A renovação do aumento do ICMS, que vigora até 31 dezembro de 2018, é uma exigência para aderir ao regime de recuperação fiscal. O senhor vai propor a renovação antes ou após a eleição?
Depois da eleição é que não vou propor. Ganhe quem ganhar. Espero que essa também seja a discussão durante a campanha eleitoral.
Para vigorar em 1º de janeiro de 2019, o aumento de ICMS precisa estar aprovado até 3 meses antes do final do ano. Ainda durante a campanha o senhor vai propor?
Não chegamos a conversar diretamente sobre isso, mas é uma necessidade, não só por causa do regime de recuperação fiscal. Se levantar essa discussão agora, vou contaminar a outra discussão. Vou criar um ambiente de terror. Se quisesse fazer isso, teria feito agora na convocação extraordinária, que tem pouco debate. A questão do ICMS foi absorvida pela sociedade de uma forma ou de outra. Foi a primeira vez que vi empresários e servidores públicos com a mesma opinião, todos contrários, mesmo que alguns fossem beneficiados. Sou daqueles que pensam que sem unidade não vamos ter força política para negociar com o governo federal. Um dos maiores exemplos que o Rio Grande deu para o Brasil foi quando Arena e MDB, juntos, oposição e situação, cumpriram o papel de trazer o Polo Petroquímico.
Na época eram só dois partidos.
Mas o que eu vou fazer, né? Embora hoje todos os partidos sejam iguais.
Todos os partidos são iguais?
Estou te dizendo, né? Acho que tem muitas semelhanças. Tanto é verdade que existe mais partido do que opção político-ideológica.

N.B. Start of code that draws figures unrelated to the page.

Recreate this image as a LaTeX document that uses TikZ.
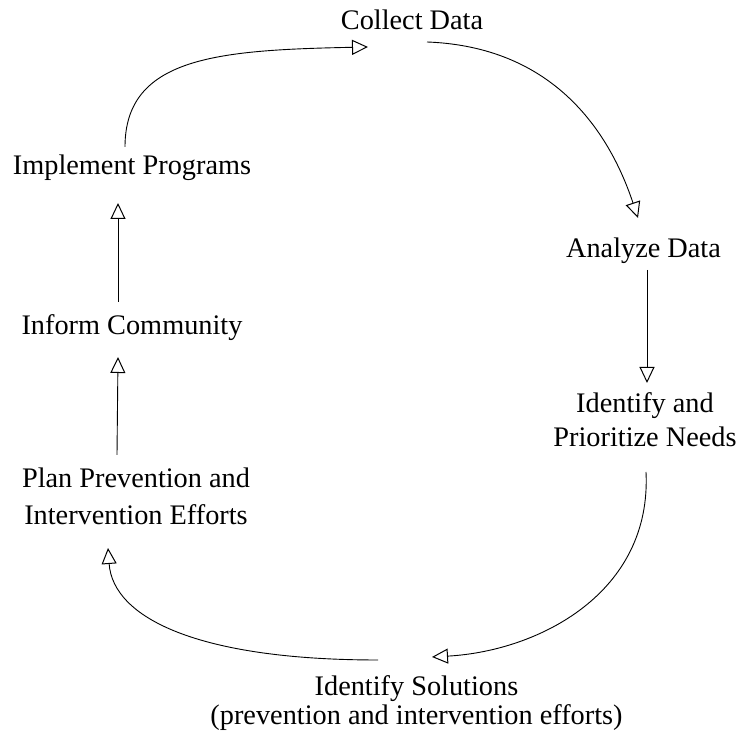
\documentclass[tikz,border=0pt]{standalone}
\usepackage{fontspec}
\setmainfont{Liberation Serif}
\usetikzlibrary{arrows.meta}

\begin{document}
\begin{tikzpicture}[x=1pt,y=1pt,
  lbl/.style={inner sep=0pt,anchor=base,align=center,font=\fontsize{28.3}{34}\selectfont},
  flow/.style={line width=0.9pt,-{Triangle[open,length=16pt,width=15pt,line width=1pt]}}]
\useasboundingbox (0,0) rectangle (740,733);

% steps of the cycle (base = last line)
\node[lbl] (collect) at (412,703) {Collect Data};
\node[lbl] (analyze) at (643.5,475) {Analyze Data};
\node[lbl] (needs) at (645,286) {Identify and\\Prioritize Needs};
\node[lbl,font=\fontsize{28.3}{29}\selectfont] (solutions) at (416.5,8) {Identify Solutions\\(prevention and intervention efforts)};
\node[lbl,font=\fontsize{28.3}{37}\selectfont] (plan) at (136,208) {Plan Prevention and\\Intervention Efforts};
\node[lbl] (inform) at (132,398) {Inform Community};
\node[lbl] (implement) at (132,558) {Implement Programs};

% arrows
\draw[flow] ([shift={(15,-12)}]collect.base)
  .. controls +(135,-5) and +(-25,75) .. ([shift={(-5.5,40)}]analyze.base);
\draw[flow] ([shift={(3.5,-12)}]analyze.base) -- ([shift={(2,64)}]needs.base);
\draw[flow] ([shift={(1,-25)}]needs.base)
  .. controls +(6,-120) and +(108,6) .. ([shift={(15.5,68)}]solutions.base);
\draw[flow] ([shift={(-38.5,65)}]solutions.base)
  .. controls +(-180,0) and +(5,-70) .. ([shift={(-28,-23)}]plan.base);
\draw[flow] ([shift={(-19,70)}]plan.base) -- ([shift={(-14,-22)}]inform.base);
\draw[flow] ([shift={(-14,33)}]inform.base) -- ([shift={(-14,-28)}]implement.base);
\draw[flow] ([shift={(-7,28)}]implement.base)
  .. controls +(0,90) and +(-150,-3) .. ([shift={(-44,-17)}]collect.base);

\end{tikzpicture}
\end{document}
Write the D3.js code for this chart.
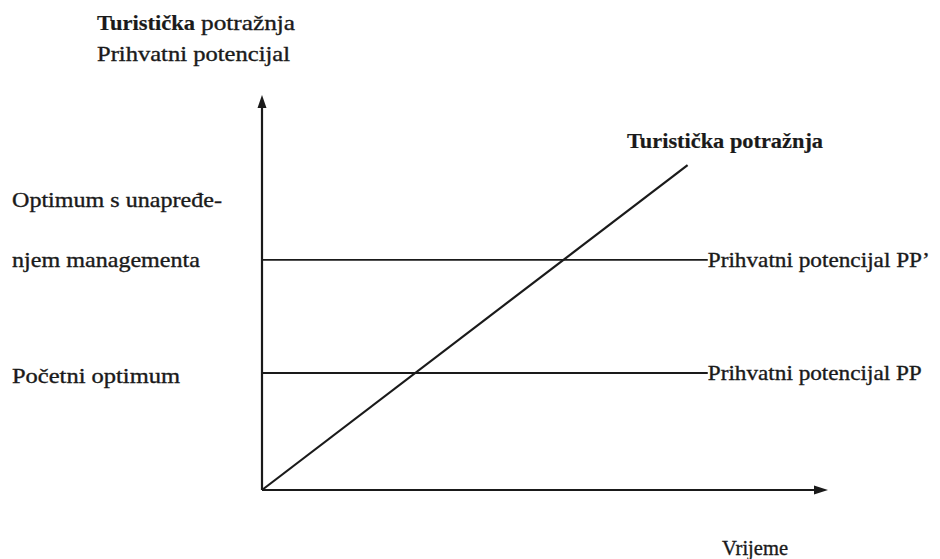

A opção político-ideológica parece que envelheceu, a qualidade diminuiu e não fizemos as reformas importantes que o Brasil precisava, inclusive a política e a eleitoral.
Com esse quadro dramático, o que pode motivar alguém a querer ser governador?
Sempre tem, né? Sempre tem alguém que acha que vai poder fazer uma bancada de deputados maior...
Foi isso que também lhe moveu?
Não, não foi isso. Fui livremente coagido pelo partido a aceitar a candidatura.
Hoje o senhor está prestes a ser livremente coagido a aceitar a candidatura à reeleição. O PMDB tem pressionado por uma definição sua. Quando será?
Quem falou em candidatura? Só se foi pelo jornal.
Não se preocupem comigo. Não estou aí na oferta ou na procura de alguma vaga.
JOSÉ IVO SARTORI
sobre disputar as eleições em 2018
Pelo jornal e nas conversas com líderes do seu partido. Quando o senhor vai decidir se será candidato à reeleição?
Já disse várias vezes que não ia falar sobre eleição.
O calendário eleitoral pressiona por definição.
As convenções só acontecem em julho. Se fosse falar sobre eleição, com certeza não teria convocado a Assembleia Legislativa para votar.
Por que não teria convocado? O que impediria?
Porque todos pressionam para não precisar decidir sobre nada. Problemas eleitorais, relacionamento com a sociedade... Teria perdido a capacidade de tomar atitude.
Na hipótese de o senhor concorrer ao Senado, como já se cogitou no PMDB, teria de sair do cargo de governador no final de março. O senhor poderá ser candidato ao Senado?
Não tenho que falar sobre isso, não posso falar nada. Minha obrigação é ir até o último dia de governo fazendo aquilo que eu disse, aquilo que precisa ser feito. Vou continuar fazendo, mesmo que tenha dificuldade.
O Senado é 100% descartado pelo senhor?
Ninguém falou disso entre nós, nem no partido, nem no governo.
Então, não tem margem para essa possibilidade?
Não tenho a capacidade política do ex-senador Pedro Simon, que, tenho certeza, faz muita falta no Senado. Pelo menos, teríamos alguém para verbalizar as grandes incongruências políticas que estamos vivendo no país. Não se preocupem comigo. Não estou aí na oferta ou na procura de alguma vaga.
Se o projeto de recuperação fiscal for adiante, é um incentivo para o senhor se candidatar à reeleição ou ao Senado?
Acredito, de uma forma quase cristã, que não é uma figura que vai salvar o Estado. Não sou salvacionista. Estou fazendo a minha parte e quero continuar fazendo. Tenho 42 anos de vida pública, sempre tive humildade suficiente de não pedir absolutamente nada. Continuo com a mesma humildade, a mesma simplicidade que aprendi com o meu pai, de não me meter onde não devo antes da hora. Acho que todo homem tem a sua vaidade. Acho que tenho pouca vaidade.